No entanto, nestas contas faltava acautelar um gasto que não estava previsto no Orçamento e que é financeiramente significativo, que é o custo para o Fundo de Resolução de uma nova injeção de capital no Novo Banco decorrente do acordo feito com a Lone Star aquando da venda do banco. A possibilidade legal foi acautelada no Orçamento, mas os gastos em si não estavam, obrigando o Governo a um novo esforço.

Ou seja, o Orçamento vai ter de gastar mais 792 milhões de euros com o Novo Banco, sendo que estes quase 800 milhões de euros não estavam ainda previstos no défice, exigindo assim um esforço adicional que só será compensado parcialmente pelo esforço adicional feito no ano passado.

Assim, em vez dos 533 milhões de euros previstos na redução do défice, o Estado vai na verdade ter de fazer um esforço de 1067 milhões de euros, que conta com o défice menor que o previsto, mais o dinheiro para o Novo Banco.

De acordo com a análise do Conselho das Finanças Públicas, o espaço para os gastos com o Novo Banco (mas também para as novas contratações nos setores da saúde e educação e para os incêndios) terá surgido de revisões em baixa nos gastos previstos com consumos intermédios – as despesas de funcionamento do Estado, como os consumíveis e combustíveis -, com outra despesa corrente (gastos não especificados) e subsídios.

Portugal não cumpre metas mas não deve ser punido

O Governo volta a prever uma redução do saldo estrutural compatível com as regras de Bruxelas – ainda que não com a meta que lhe foi exigida pelo Conselho da União Europeia -, mas o Conselho das Finanças Públicas fez as suas próprias contas e diz que o esforço fica muito aquém do previsto.

No Programa de Estabilidade, o Governo prevê reduzir o défice estrutural em 0,4% do PIB potencial este ano. Sendo que a meta estabelecida por Bruxelas é de pelo menos 0,6%, a verdade é que para haver exigências de Bruxelas, ou até qualquer tipo de punição, seria necessário que a diferença entre a meta – os 0,6% – e o resultado previsto fosse de 0,5 pontos percentuais ou mais. Ou seja, se a redução fosse de 0,1% ou inferior.

No entanto, de acordo com o Conselho das Finanças Públicas, é isso mesmo que deve acontecer. A diminuição do saldo estrutural deve ser de 0,1 pontos percentuais, e não os 0,4 pontos percentuais previstos pelo Governo.

A confirmar-se, este desvio não violaria apenas as regras europeias no que ao saldo estrutural dizem respeito, mas também a própria lei portuguesa, já que estas metas estão consagradas na Lei de Enquadramento Orçamental, ainda que nunca tenha havido qualquer punição por uma violação que tem sido repetida em quase todos os anos desde que a lei está em vigor.

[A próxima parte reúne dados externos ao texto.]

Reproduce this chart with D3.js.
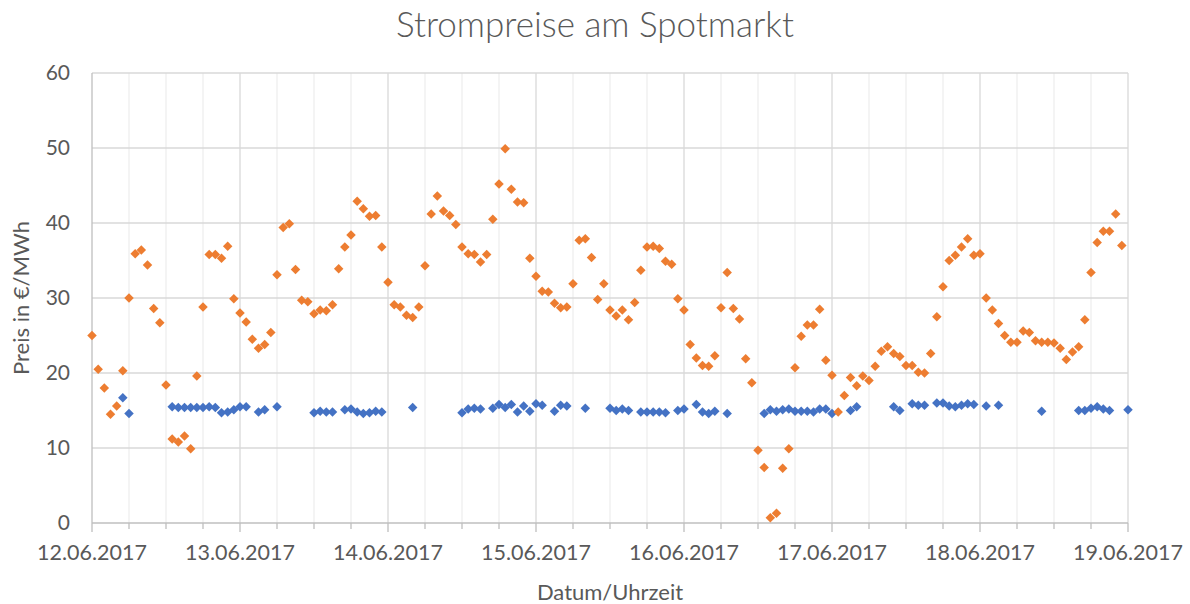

No entanto, lembra a entidade liderada por Teodora Cardoso, a Comissão Europeia terá um entendimento diferente sobre que medidas serão consideradas temporárias e permanentes, o que afeta o cálculo deste esforço, além de que o Governo tem a possibilidade de invocar – como já disse que o pretende fazer – uma cláusula de ocorrência excecional que permite que parte do défice não seja contabilizado apenas quando se está a apurar se existiu ou não um desvio significativo (que poderia ter consequências para o país). É o caso dos gastos excecionais previstos com incêndios, que a Comissão também já demonstrou abertura para aceitar com excecionais.

A estes dois fatores acresce ainda a possibilidade de haver uma análise conjunta à evolução dos últimos dois anos, para apurar se o desvio médio é inferior a 0,25%, que considerando o resultado de 2017 é o que deverá acontecer.